In The Mathematics of Love, my 1976 narrator, Anna, begins her story thus:
It's an early daguerreotype, more than a hundred and fifty years old. That's a positive process, I usually explain, the plate exposed directly so that each is unique... If you tilt it towards the light, the image gleams and shimmers, so exact, so bright and so dark, that the moment of its taking seems to live inside the glass. The sun touches the pillars and chimneys of Kersey Hall and flickers among the dark, late-summer trees. Its light lies on the lawn, strokes the curve of the steps, slips through the half-open door to where a figure in a long dress stands. It was then - that moment - that the shutter opened, and snatched a scatter of the light and dark, throwing it on to this piece of glass, fixing the sun and shadow of those few seconds for ever. And the sun moved on and took the day with it, while the plate held those shadows and kept them, and carried them to other places and other times before it was found again. One of those times was mine.
And later in the novel, although much earlier in Anna's life, veteran photographer Theo - who I modelled on Robert Capa - says this:
"...all photographs are about death, really, and time: about preserving a moment in silver and chemicals, when life itself is never preserved, when every cell of everything is already decaying, and being replaced, and decaying again. The subject and the image co-exist for the moment that the shutter opens and closes. And then the subject decays but the image lives on unchanged."
"It makes it sound like a ghost."
He grinned at me. "Oh, Anna, does the idea give you gooseflesh all over?... but a photograph does prevent something - somebody - from being laid to rest."

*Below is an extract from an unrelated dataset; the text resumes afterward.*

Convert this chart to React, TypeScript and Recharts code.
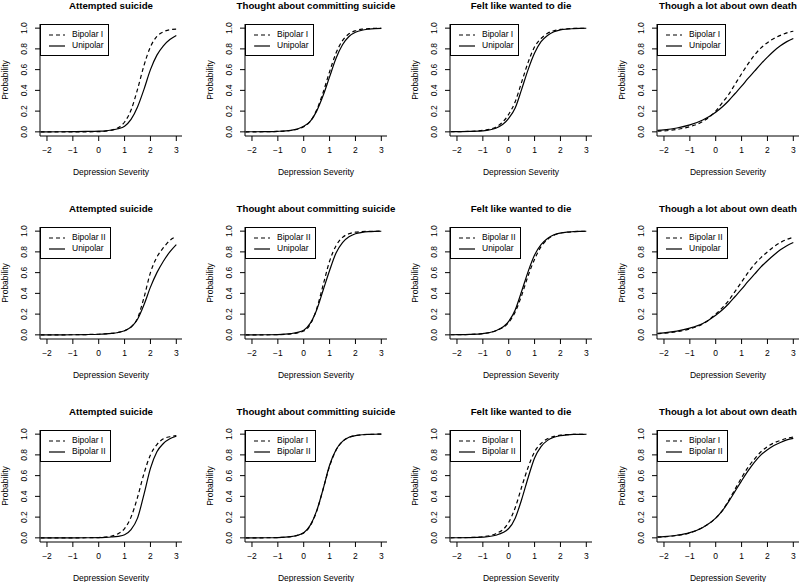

I moved a little, and felt the slight, hot roughness where my shoulders were newly brown. I looked down and saw that the image of the dark straps of my top was printed pale by the sun.The Mathematics of Love is all about ghosts, without really being a ghost story. And if I told you what I mean by "not really" it would spoil things, but the more I thought about light and where it falls, the more places I found - such as Anna's sun-tan - where it's part of how we experience time and our selves. I don't believe in ghosts - hence my "not-really". But I think what ghosts embody and express about our sense of the past is endlessly fascinating - and not just the past, but the dead and the still living and the might-have-been. And in that way, a photograph is like a historical novel as much as it's a historical record; it embodies the dead quite literally, in silver halides, in a way which lives absolutely in our moment. As A L Berridge was saying, it therefore embodies the might-have-been, just outside the frame. It's more like holding a letter written by that person, than it's like looking at a portrait painted of them. Writing historical fiction is all about using imagination (rooted in research, of course) to cross over from the present into the past. With a photograph, the past crosses over into our present.
4 comments:
This is a brilliant post and you've nailed the precise reason why I loved Mathematics of Love. I am very conscious of exactly what you describe whenever I look at photographs, too but it's a case of 'what oft was thought/But ne'er so well expressed.'
Beautiful post. Makes me desperate to read 'The Mathematics of Love'! As for photography, so for history - the fascination at bottom is all about time and death and the mystery of disappearance, isn't it? It makes me think of this article by Hilary Mantel on how bricks made her cry - have you read it? http://www.guardian.co.uk/books/2009/aug/15/hilary-mantel
The idea that "someone was there, then" always makes me feel as if there are ghosts!
Glad everyone approves. Harriet, thanks for that link - fascinating!